### Exercise goal
Set the lines down again exactly, first line through the line that contains "components = ['", with no pictures.
=======
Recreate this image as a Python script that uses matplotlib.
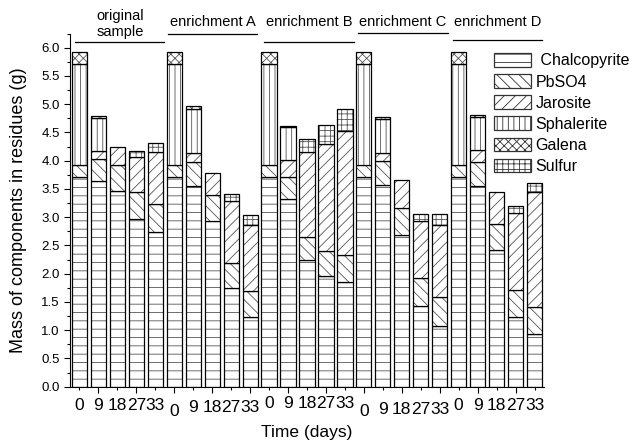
import matplotlib
matplotlib.use('Agg')
import matplotlib.pyplot as plt
import numpy as np
from matplotlib.patches import Patch

plt.rcParams['font.family'] = ['Liberation Sans', 'DejaVu Sans']
plt.rcParams['hatch.linewidth'] = 0.6

# ---------------- data ----------------
groups = ['original\nsample', 'enrichment A', 'enrichment B', 'enrichment C', 'enrichment D']
days = ['0', '9', '18', '27', '33']
components = [' Chalcopyrite', 'PbSO4', 'Jarosite', 'Sphalerite', 'Galena', 'Sulfur']

chalcopyrite = [3.71, 3.64, 3.47, 2.96, 2.73,
                3.71, 3.56, 2.93, 1.74, 1.23,
                3.71, 3.32, 2.24, 1.96, 1.86,
                3.71, 3.57, 2.69, 1.43, 1.07,
                3.71, 3.55, 2.42, 1.23, 0.93]
pbso4 = [0.22, 0.39, 0.46, 0.48, 0.50,
         0.22, 0.42, 0.46, 0.45, 0.46,
         0.22, 0.40, 0.41, 0.45, 0.47,
         0.22, 0.42, 0.48, 0.50, 0.51,
         0.22, 0.43, 0.46, 0.48, 0.48]
jarosite = [0.00, 0.14, 0.31, 0.62, 0.92,
            0.00, 0.15, 0.39, 1.10, 1.18,
            0.00, 0.30, 1.50, 1.89, 2.20,
            0.00, 0.15, 0.48, 1.00, 1.28,
            0.00, 0.21, 0.57, 1.36, 2.04]
sphalerite = [1.78, 0.58, 0.00, 0.00, 0.00,
              1.78, 0.78, 0.00, 0.00, 0.00,
              1.78, 0.57, 0.00, 0.00, 0.00,
              1.78, 0.59, 0.00, 0.00, 0.00,
              1.78, 0.58, 0.00, 0.00, 0.00]
galena = [0.22, 0.05, 0.00, 0.00, 0.00,
          0.22, 0.05, 0.00, 0.00, 0.00,
          0.22, 0.02, 0.00, 0.00, 0.00,
          0.22, 0.04, 0.00, 0.00, 0.00,
          0.22, 0.04, 0.00, 0.00, 0.00]
sulfur = [0.00, 0.00, 0.00, 0.12, 0.16,
          0.00, 0.00, 0.00, 0.12, 0.17,
          0.00, 0.00, 0.23, 0.34, 0.38,
          0.00, 0.00, 0.00, 0.12, 0.19,
          0.00, 0.00, 0.00, 0.13, 0.16]

series = [chalcopyrite, pbso4, jarosite, sphalerite, galena, sulfur]
hatches = ['--', '\\\\\\', '///', '|||', 'xxxx', '+++']

# ---------------- layout/style ----------------
W, H = 636, 441
fig = plt.figure(figsize=(W / 100, H / 100), dpi=100)
ax_left, ax_right, ax_bottom, ax_top = 70, 544, 386.7, 33.6
ax = fig.add_axes([ax_left / W, 1 - ax_bottom / H, (ax_right - ax_left) / W, (ax_bottom - ax_top) / H])

n = len(groups) * len(days)
x = np.arange(1, n + 1)
bottom = np.zeros(n)
for vals, hatch in zip(series, hatches):
    v = np.array(vals, dtype=float)
    m = v > 0
    ax.bar(x[m], v[m], bottom=bottom[m], width=0.8, color='white',
           edgecolor='#555555', hatch=hatch, linewidth=0)
    ax.bar(x[m], v[m], bottom=bottom[m], width=0.8, fill=False,
           edgecolor='black', linewidth=0.9)
    bottom += v

ax.set_xlim(0.5, n + 0.5)
ax.set_ylim(0, 6.25)
ax.spines['top'].set_visible(False)
ax.spines['right'].set_visible(False)
ax.set_xticks(np.arange(2, n + 1, 2))
ax.set_xticks(np.arange(1, n + 1, 2), minor=True)
ax.set_xticklabels([])
ax.set_yticks(np.arange(0, 6.01, 0.5))
ax.set_yticks(np.arange(0, 6.26, 0.25), minor=True)
ax.set_yticklabels(['%.1f' % t for t in np.arange(0, 6.01, 0.5)], fontsize=9.5)
ax.tick_params(which='major', direction='out', length=4, width=0.8)
ax.tick_params(which='minor', direction='out', length=2.2, width=0.8)

# day labels under each bar
group_label_y = [405, 408, 404, 409, 405]
for gi in range(len(groups)):
    for di, d in enumerate(days):
        pos = gi * len(days) + di + 1
        ypx = group_label_y[gi]
        if di == 0 and gi in (1, 3):
            ypx = 411
        ax.annotate(d, xy=(pos, 0), xycoords=('data', 'axes fraction'),
                    xytext=(0, -(ypx - ax_bottom) * 0.72), textcoords='offset points',
                    ha='center', va='center', fontsize=12.5)

# group labels and lines on top
grp_text_y = [6.42, 6.46, 6.45, 6.45, 6.46]
grp_line_y = [6.10, 6.24, 6.10, 6.26, 6.14]
grp_line_x = [(0.79, 5.47), (5.68, 10.37), (10.74, 15.47), (15.68, 20.42), (20.68, 25.42)]
for g, ty, ly, (x0, x1) in zip(groups, grp_text_y, grp_line_y, grp_line_x):
    ax.text((x0 + x1) / 2, ty, g, ha='center', va='center', fontsize=10.5,
            linespacing=1.2, clip_on=False)
    ax.plot([x0, x1], [ly, ly], color='black', lw=0.9, clip_on=False)

fig.text(307 / W, 1 - 432 / H, 'Time (days)', ha='center', va='center', fontsize=12.5)
fig.text(19 / W, 1 - 210 / H, 'Mass of components in residues (g)', ha='center',
         va='center', rotation=90, fontsize=13)

handles = [Patch(facecolor='white', edgecolor='#333333', hatch=h, linewidth=0.9)
           for h in hatches]
fig.legend(handles, components, loc='upper left',
           bbox_to_anchor=(494 / W, 1 - 53 / H), frameon=False, fontsize=11.5,
           borderpad=0, handlelength=2.3, handleheight=0.95, handletextpad=0.3,
           labelspacing=0.36, borderaxespad=0)

fig.savefig('out.png', dpi=100)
=======
### The answer
Recreate this image as a Python script that uses matplotlib.
import matplotlib
matplotlib.use('Agg')
import matplotlib.pyplot as plt
import numpy as np
from matplotlib.patches import Patch

plt.rcParams['font.family'] = ['Liberation Sans', 'DejaVu Sans']
plt.rcParams['hatch.linewidth'] = 0.6

# ---------------- data ----------------
groups = ['original\nsample', 'enrichment A', 'enrichment B', 'enrichment C', 'enrichment D']
days = ['0', '9', '18', '27', '33']
components = [' Chalcopyrite', 'PbSO4', 'Jarosite', 'Sphalerite', 'Galena', 'Sulfur']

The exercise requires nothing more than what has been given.